In completing the Corridor Update, the SNHPC learned the 102 corridor sees traffic volumes in excess of 30,000 trips per day, a combination of local and regional traffic that results in a lot of stopping and starting, and movements to and from in controlled driveways.

“In other words you’re getting congestion resulting from this situation,” White said. “Development of an Access Management Plan would be an attempt to balance mobility and local access requirements through site-specific incremental improvements.”

The new study would require data collection, which White said was largely completed in the February study; field work, with aerial photographs; a preliminary plan and zoning review; and potentially, a closer study of high accident intersections along the corridor.

“If we include the high accident location study within the access management plan, this would be another tool in the arsenal to try to improve traffic conditions on the 102 corridor,” White said.

“The Police Department’s response has been they’re most concerned with this area in the future, looking at what conditions are there now and trying to do whatever we can to improve the conditions in the future with Woodmont Commons, when we get higher numbers of traffic.
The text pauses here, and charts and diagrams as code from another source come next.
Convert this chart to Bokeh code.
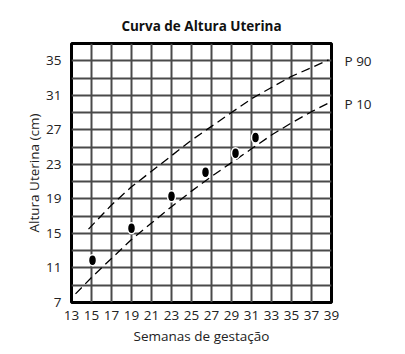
from bokeh.plotting import figure
from bokeh.models import FixedTicker, LinearAxis, Title
from bokeh.embed import file_html
from bokeh.resources import INLINE

FONT = "Open Sans"
FS = "13.5px"

# Data
weeks_obs = [15.1, 19.0, 23.0, 26.4, 29.4, 31.4]
height_obs = [11.9, 15.6, 19.3, 22.1, 24.3, 26.1]

p90_weeks = [14.7, 17, 19, 21, 23, 25, 27, 29, 31, 33, 35, 37, 38.7]
p90_vals = [15.5, 18.3, 20.4, 22.2, 24.0, 25.8, 27.4, 29.0, 30.6, 31.9, 33.2, 34.2, 35.1]

p10_weeks = [13.4, 15, 17, 19, 21, 23, 25, 27, 29, 31, 33, 35, 37, 38.7]
p10_vals = [8.0, 9.9, 12.1, 14.3, 16.2, 18.1, 19.9, 21.6, 23.2, 24.8, 26.4, 27.8, 29.1, 30.1]

curve_names = ["P 90", "P 10"]
curve_label_y = [35, 30]

x_ticks = list(range(13, 40, 2))
y_ticks = list(range(7, 36, 4))
y_grid = list(range(7, 38, 2))

p = figure(width=405, height=354, x_range=(13, 39), y_range=(7, 37),
           output_backend="svg", toolbar_location=None,
           min_border_left=71, min_border_right=74, min_border_top=43,
           min_border_bottom=52)
p.title = Title(text="Curva de Altura Uterina", align="center",
                text_font=FONT, text_font_size=FS, text_font_style="bold",
                text_color="#111111", offset=0, standoff=17)
p.background_fill_color = "white"
p.border_fill_color = "white"
p.outline_line_color = "black"
p.outline_line_width = 3

p.xaxis.ticker = FixedTicker(ticks=x_ticks)
p.yaxis.ticker = FixedTicker(ticks=y_ticks)
p.xgrid.ticker = FixedTicker(ticks=x_ticks)
p.ygrid.ticker = FixedTicker(ticks=y_grid)
for g in (p.xgrid, p.ygrid):
    g.grid_line_color = "#4a4a4a"
    g.grid_line_width = 2
    g.grid_line_alpha = 1

right = LinearAxis(ticker=FixedTicker(ticks=curve_label_y),
                   major_label_overrides={y: n for y, n in zip(curve_label_y, curve_names)})
p.add_layout(right, "right")

for ax in list(p.xaxis) + list(p.yaxis):
    ax.axis_line_color = None
    ax.major_tick_line_color = None
    ax.minor_tick_line_color = None
    ax.major_label_text_font = FONT
    ax.major_label_text_font_size = FS
    ax.major_label_text_color = "#222222"
    ax.axis_label_text_font = FONT
    ax.axis_label_text_font_size = FS
    ax.axis_label_text_font_style = "normal"
    ax.axis_label_text_color = "#222222"
    ax.major_label_standoff = 4

p.xaxis[0].axis_label = "Semanas de gestação"
p.yaxis[0].axis_label = "Altura Uterina (cm)"
p.xaxis[0].major_label_standoff = 2
p.xaxis[0].axis_label_standoff = 4
p.yaxis[0].axis_label_standoff = 0
right.major_label_standoff = 7

p.line(p90_weeks, p90_vals, line_color="black", line_width=1.3, line_dash="9 5")
p.line(p10_weeks, p10_vals, line_color="black", line_width=1.3, line_dash="9 5")

p.ellipse(weeks_obs, height_obs, width=8, height=11,
          width_units="screen", height_units="screen",
          fill_color="black", line_color="white", line_width=1.5)

open("out.html", "w").write(file_html(p, INLINE))
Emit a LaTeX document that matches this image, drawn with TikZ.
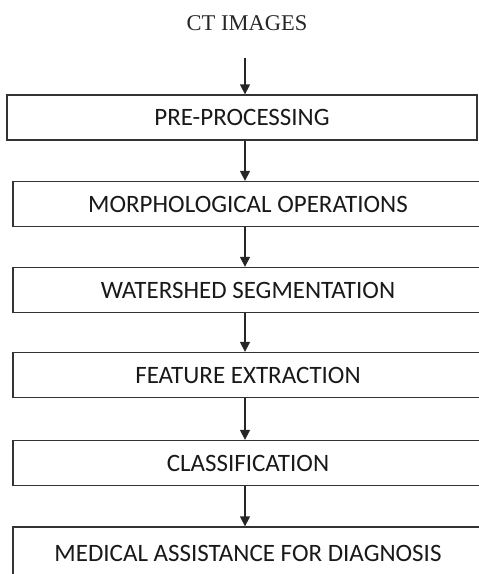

I think this would be a good planning tool,” Vogl said.

Member Leitha Reilly said clearly the Access Management Plan has the potential to help address traffic issues on the east side of Interstate 93, but asked if the detailed study on the west side of I-93 is necessary.

“On the west side of I-93, I’m concerned about duplication of work, effort, money and time spent when a lot of the Woodmont traffic studies are coming before us anyway, and we feel like we have a handle on that area,” she said.

White said the Commission could tailor the scope of the study to meet the needs of the Town, and study the portions of the corridor where the Town thinks it’s most warranted.

“This is one of the first steps in trying to identify more capital-type projects that could be eligible for Ten Year Plan funding,” Vogl noted.

“It puts us on the starting path of trying to identify where serious problems are for traffic efficiency and traffic safety,” White said.

When asked what the cost of the study would be to the Town, White said the Commission has completed such plans within its local assistance program.

“Depending on the scope of the study, it may be something we could do without a separate contract, completely within local assistance to the Town,” he said. “That would depend on the scope of the study and how much we’re including.”

Moving forward, Vogl told the Board Planning staff will consult with Police Chief Bill Hart and work with White to refine the scope of the study.